Humor, initiative, knowledge, confidence, and creativity are strong correlates of a professor’s capacity to engage the cognitions and imaginations of students in the university classroom and the laboratory. Unless one can resonate with the thinking and concepts of modern university students the maintenance of the message of the particular lecture and the obligation to challenge the audience to think differently and independently cannot be easily achieved. This is particularly evident in classrooms that are bombarded by the continuous moan of background air systems, poor temperature control, electronic buzzes from elaborate equipment, and the diminished capacity of large groups of students to sit quietly.

The requirement for students to sit for 60 or more minutes and listen (primarily) to a single stimulus ignores the normal human propensity to habituate. I have found that affective and intermittent diversity of expression to the class, so there is always mild anticipation of something arousing, will maintain attention and increase inquiries. Occasional profanity, innuendo, and clever use of language that is commensurate with the linguistic mode of the audience add to the realism of the information and emphasize the personal relevance of the classroom experience. When I teach Introduction to Psychology, the first lecture focuses upon the conditioning principles of how words become “offensive” and how implicit chains of learning make every student in the class a victim of their own language and culture. I encourage my students to break free of the constraints of what should be said and not said, thought or not thought, and to realize that labels, taboo words, and arbitrary patterns of speech inhibit their development as unique individuals.
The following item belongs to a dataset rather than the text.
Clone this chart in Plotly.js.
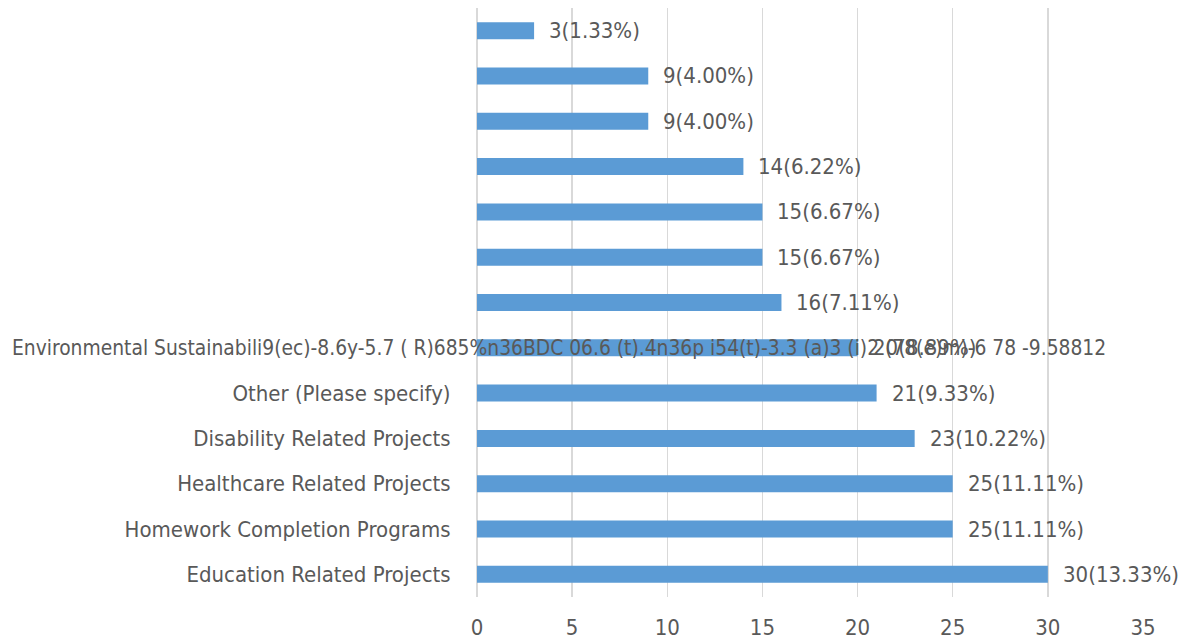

From this context, assuming that the 30 June, 2015 news story by Robby Soave is correct, LSU Professor Teresa Buchanan’s style of lecturing was appropriate. In a normal distribution there is almost always a handful of students, usually after they fail an exam or do not receive special exceptions because of their “situation”, who manipulate the social system of feeling “offended”, “uncomfortable” or whatever verbal sequence will potentially access the attention of administration. Occasional “insensitive” humor maintains classroom attention and arousal so that information can be acquired. It really depends upon the preferred style of the professor. In the balance of probabilities there were variables other than her lecture style that stimulated her dismissal by the administration. The fact that a harmless word such as “pussy” during an off campus conversation with another professor was cited against her reveals that her lecture style was not the only variable.

In my experience there are no “bad” professors or “bad” administrators. The ones I know are usually convinced they are “protecting the public” or “helping professors or students for their own good”. One of the costs of self-appointed moral superiority is pervasive and vindictive repression of professors who are perceived to be “not controllable”, that is, who prefer to employ their own reasoning rather than knee-jerk consensus. In my experience over the last 50 years in Academia those professors who were the most creative, assertive, and productive thinkers preferred data and reasoning to social sycophancy. Often administrators engage in

diffusion of responsibility. They must “control the faculty” because not following some vague and contrived government policy could lead to withdrawal of financial support to the institution. Guidelines are almost invariably interpreted as inflexible rules.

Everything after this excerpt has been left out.